Biliyorum; lise ve üniversite giriş sınavlarında karnenin sol tarafından soru çıkmayacak ama iş yaşamında işe alım, terfi, kariyer planlama, performans değerlendirme gibi birçok alanda karnenin sol tarafı kritik önem taşır.

Eğitimler

Kurumların çalışanlarına verdikleri eğitimler de hep bu yöndedir. Gelin hep birlikte firmaların aldığı eğitim ve konu başlıklarına şöyle bir bakalım; “Etkili İletişim Kurma Becerileri” “Kişisel Farkındalık” “Kişisel Gelişim” “Koçluk Çalışmaları” “Kendini Gerçekleştirmek” “Kurum Kültürü” “Takım Olabilmek” “Problem Çözme Becerisi” “Zor İnsanlarla Başa Çıkabilme Becerisi” “Stres ve Öfke Yönetimi” “Zaman Yönetimi” “Çatışma Yönetimi”
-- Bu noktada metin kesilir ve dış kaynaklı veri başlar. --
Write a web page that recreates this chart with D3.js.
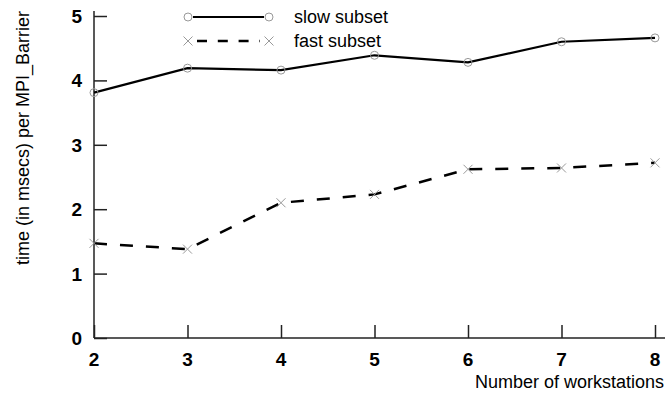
<!DOCTYPE html>
<html>
<head>
<meta charset="utf-8">
<script src="https://cdn.jsdelivr.net/npm/d3@7"></script>
<style>
  html, body { margin: 0; padding: 0; background: #fff; }
  svg { display: block; font-family: "Liberation Sans", Arial, sans-serif; }
</style>
</head>
<body>
<svg id="chart" width="665" height="398"></svg>
<script>
const workstations = [2, 3, 4, 5, 6, 7, 8];
const slowSubset = [3.81, 4.19, 4.16, 4.39, 4.28, 4.60, 4.66];
const fastSubset = [1.47, 1.38, 2.10, 2.23, 2.62, 2.64, 2.72];
const seriesNames = ["slow subset", "fast subset"];
const xTicks = [2, 3, 4, 5, 6, 7, 8];
const yTicks = [0, 1, 2, 3, 4, 5];
const xTitle = "Number of workstations";
const yTitle = "time (in msecs) per MPI_Barrier";

const svg = d3.select("#chart");
const x = d3.scaleLinear().domain([2, 8]).range([94, 655]);
const y = d3.scaleLinear().domain([0, 5]).range([338, 16]);
const axisColor = "#222";

// y axis
const yAxis = d3.axisRight(y).tickValues(yTicks).tickSize(13).tickFormat("");
const gy = svg.append("g").attr("transform", `translate(${x(2)},0)`).call(yAxis);
gy.select(".domain").remove();
gy.selectAll(".tick line").attr("stroke", axisColor).attr("stroke-width", 1.5);
svg.append("line").attr("x1", x(2)).attr("x2", x(2)).attr("y1", 11).attr("y2", y(0))
  .attr("stroke", axisColor).attr("stroke-width", 1.5);
svg.selectAll(".ylab").data(yTicks).join("text")
  .attr("x", 82).attr("y", d => y(d) + 7)
  .attr("text-anchor", "end").attr("font-size", 19).attr("font-weight", "bold")
  .attr("fill", "#000").text(d => d);

// x axis
const xAxis = d3.axisTop(x).tickValues(xTicks).tickSize(13).tickFormat("");
const gx = svg.append("g").attr("transform", `translate(0,${y(0)})`).call(xAxis);
gx.select(".domain").remove();
gx.selectAll(".tick line").attr("stroke", axisColor).attr("stroke-width", 1.5);
svg.append("line").attr("x1", x(2)).attr("x2", 665).attr("y1", y(0)).attr("y2", y(0))
  .attr("stroke", axisColor).attr("stroke-width", 1.5);
svg.selectAll(".xlab").data(xTicks).join("text")
  .attr("x", d => x(d)).attr("y", 365.5)
  .attr("text-anchor", "middle").attr("font-size", 19).attr("font-weight", "bold")
  .attr("fill", "#000").text(d => d);

// titles
svg.append("text").attr("x", 664).attr("y", 388).attr("text-anchor", "end")
  .attr("font-size", 18).attr("fill", "#000").text(xTitle);
svg.append("text").attr("transform", `translate(28.5,138) rotate(-90)`)
  .attr("text-anchor", "middle").attr("font-size", 18).attr("fill", "#000").text(yTitle);

// lines
const line = d3.line().x((d, i) => x(workstations[i])).y(d => y(d));
svg.append("path").datum(slowSubset).attr("d", line)
  .attr("fill", "none").attr("stroke", "#000").attr("stroke-width", 2.2);
svg.append("path").datum(fastSubset).attr("d", line)
  .attr("fill", "none").attr("stroke", "#000").attr("stroke-width", 2.5)
  .attr("stroke-dasharray", "13,13");

const markerColor = "#999";
function circleMarker(g, cx, cy) {
  g.append("circle").attr("cx", cx).attr("cy", cy).attr("r", 4)
    .attr("fill", "none").attr("stroke", markerColor).attr("stroke-width", 1);
}
function crossMarker(g, cx, cy) {
  const s = 4.5;
  g.append("path").attr("d", `M${cx - s},${cy - s}L${cx + s},${cy + s}M${cx - s},${cy + s}L${cx + s},${cy - s}`)
    .attr("stroke", markerColor).attr("stroke-width", 1).attr("fill", "none");
}
const mg = svg.append("g");
slowSubset.forEach((v, i) => circleMarker(mg, x(workstations[i]), y(v)));
fastSubset.forEach((v, i) => crossMarker(mg, x(workstations[i]), y(v)));

// legend
const lg = svg.append("g");
const legRows = [17, 41];
lg.append("line").attr("x1", 193).attr("x2", 264).attr("y1", legRows[0]).attr("y2", legRows[0])
  .attr("stroke", "#000").attr("stroke-width", 2.2);
circleMarker(lg, 188, legRows[0]);
circleMarker(lg, 269, legRows[0]);
lg.append("line").attr("x1", 197).attr("x2", 260).attr("y1", legRows[1]).attr("y2", legRows[1])
  .attr("stroke", "#000").attr("stroke-width", 2.5).attr("stroke-dasharray", "10,10.8");
crossMarker(lg, 188, legRows[1]);
crossMarker(lg, 269, legRows[1]);
lg.selectAll(".legtext").data(seriesNames).join("text")
  .attr("x", 294).attr("y", (d, i) => legRows[i] + 6)
  .attr("font-size", 18).attr("fill", "#000").text(d => d);
</script>
</body>
</html>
Şimdi de hemen hemen tüm çocukların en yüksek notla değerlendirildiği karnenin sol tarafına bir bakalım;

  • Okul kültürüne uyum
  • Kendini tanıma
  • İletişim ve sosyal etkileşim
  • Ortak değerlere uyma
  • Çözüm odaklı olma
  • Takım çalışması ve sorumluluk
  • Verimli çalışma

İçerik olarak neredeyse bire bir örtüşüyor. Eğer çocuklarımız ilk okul sıralarından itibaren bu yetkinlikleri ve değerleri öğreniyor ve bu alanlarda en yüksek notlarla değerlendiriliyor ise, neden iş yaşamında hala bu konularda eğitime ihtiyaç duyuluyor?

Karnenin sol tarafı sadece iş yaşamı için değil, hayatın her alanında; özel, sosyal ve aile yaşamı için de çok önemli değil mi?

Katıldığım bir seminerinde Prof. Dr. Ziya Özel “Şu anda benim için okul = insanat bahçesi” demişti. Çok sarsıcı bir tanımlama.

Okullarımızda karnenin sağ tarafına verilen önem kadar, sol tarafındaki değer ve yetkinliklere, resime, müziğe, spor faaliyetlerine, çocuklarımızın kendi kapasitelerini geliştirmelerine, yaratıcılıklarına ve hayal kurmalarına yönelik çalışmalar yapıldığında, insanat bahçesinden okula doğru bir dönüşüm olacaktır sanırım.